Formé dans la région parisienne en 1977 par Bernie Bonvoisin et Norbert « Nono » Krief, en pleine période punk, le groupe publie un premier 45t « Prends pas ton flingue »/« Paris by night » quelques mois plus tard sur le label Pathé Marconi. Le groupe écume toutes les salles parisiennes de l’époque dont le Golf Drouot. Un contrat est ensuite signé avec CBS qui sort leur premier album en 1979. La direction musicale y est très variée, puisqu’on y trouve des morceaux hard rock, des influences rock 70, une énergie punk et des touches de variété et des arrangements que l’on retrouve habituellement dans le funk. L’alliance entre les guitares inspirées de Nono et les paroles revendicatrices de Bernie, en accord avec l’ambiance de l’époque, semble toucher les jeunes de l’époque, notamment dans les banlieues, tout en intéressant un plus large public.

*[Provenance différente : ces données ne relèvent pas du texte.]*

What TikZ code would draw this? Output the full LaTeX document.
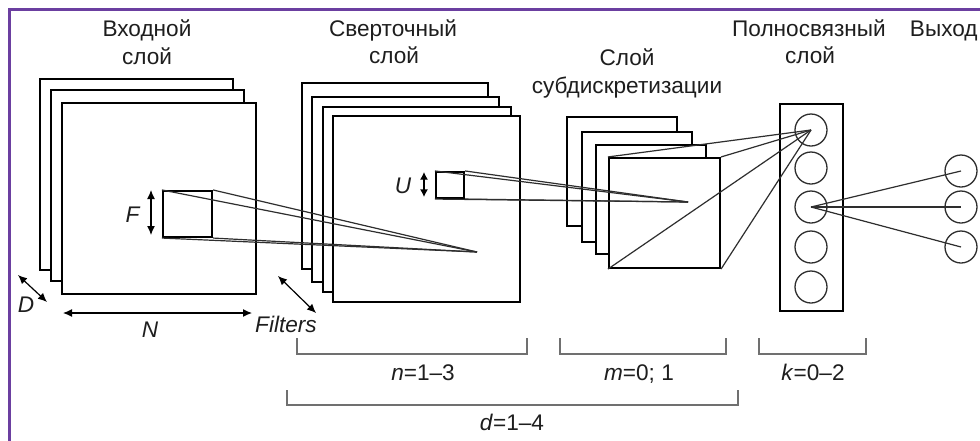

L’album s’ouvre sur un hard rock carré, « Préfabriqué » qui dénonce certains travers de la société. Le riff est entraînant, annonciateur des années 1980. On comprend aisément qu’on tient là un grand guitariste, ce qui se vérifie sur le solo. En revanche, la voix est hurlée, punk, et renvoie plus à Paul DI’Anno qu’à Robert Plant. Cette dichotomie est sans doute ce qui a attiré des fans vers Trust. Bernie se veut le porte-parole d’un prolétariat exploité, comme dans « Toujours pas une tune », un titre peu marquant avec son ambiance 1970 et surtout « Bosser huit heures », un rock enlevé dont les paroles, simples, directes, sont crachées plutôt que chantées. Ces morceaux frappent par leurs revendications, mais sont dépassées par « L’Elite », un vrai hit en puissance, tenu à bout de cordes par Nono. La section rythmique assure, sans être de grande qualité. Les influences de Led Zeppelin et Black Sabbath sont évidentes dans la manière qu’a Nono de construire ce morceau en jouant sur les ambiances. Le solo, majestueux, éclaire l’ensemble. Après les patrons, Bernie s’en prend à la police dans « Police Milice ». Les paroles, comme pour les titres précédents, sont pleines de récriminations et finalement très basiques, ce qui permet aux auditeurs de comprendre ses messages. Plus proche du hard rock des années 1970, le riff de base est assez simple, les bruits de sirènes apportent un peu de réalisme à l’ensemble.
Le rock des années 1970 est omniprésent sur ce disque qui se trouve à une année charnière pour la musique. J’ai cité « Toujours pas une tune », on peut aussi évoquer « Le matteur », dont le saxophone allège l’ensemble avec ses ambiances funk, ou « Palace », avec son introduction assez proche du rock variété de cette époque et son rythme disco funk. Plus intéressant grâce à un riff digne de Frank Marino, « Comme un damné » propose un mix entre boogie et rock, un peu gâché par un son de batterie trop léger. On comprend que le groupe hésite entre plusieurs directions. Tiré vers le punk par son chanteur, vers le hard rock par son guitariste et freiné par une section rythmique poussive, ce qui est criant sur « H & D », un des meilleurs morceaux de l’album grâce à sa construction intelligente et ses riffs accomplis. Les effets sur le chant sont les bienvenus, ce qui rend la voix de Bernie moins directe. La reprise du « Ride On » d’AC/DC marque les esprits et attire au groupe des fans qui ne les auraient certainement pas remarqués, même si « Paris by Night », adaptation de « Love at First Feel ».
Symbole des années Giscard, comme Téléphone ou Renaud, Trust parle à une jeunesse populaire qui ne se retrouve pas dans cette société et qui va vouloir un changement de politique en 1981 (en se faisant royalement entuber). Il incarne une époque où le rock était la voix des banlieues et des laissés-pour-compte, place que lui a ravi le rap. Dans un sens, Trust préfigure Rage Against The Machine. Le succès de cet album qui va s’écouler à un million d’exemplaires surprend son label qui avait plutôt misé sur Téléphone.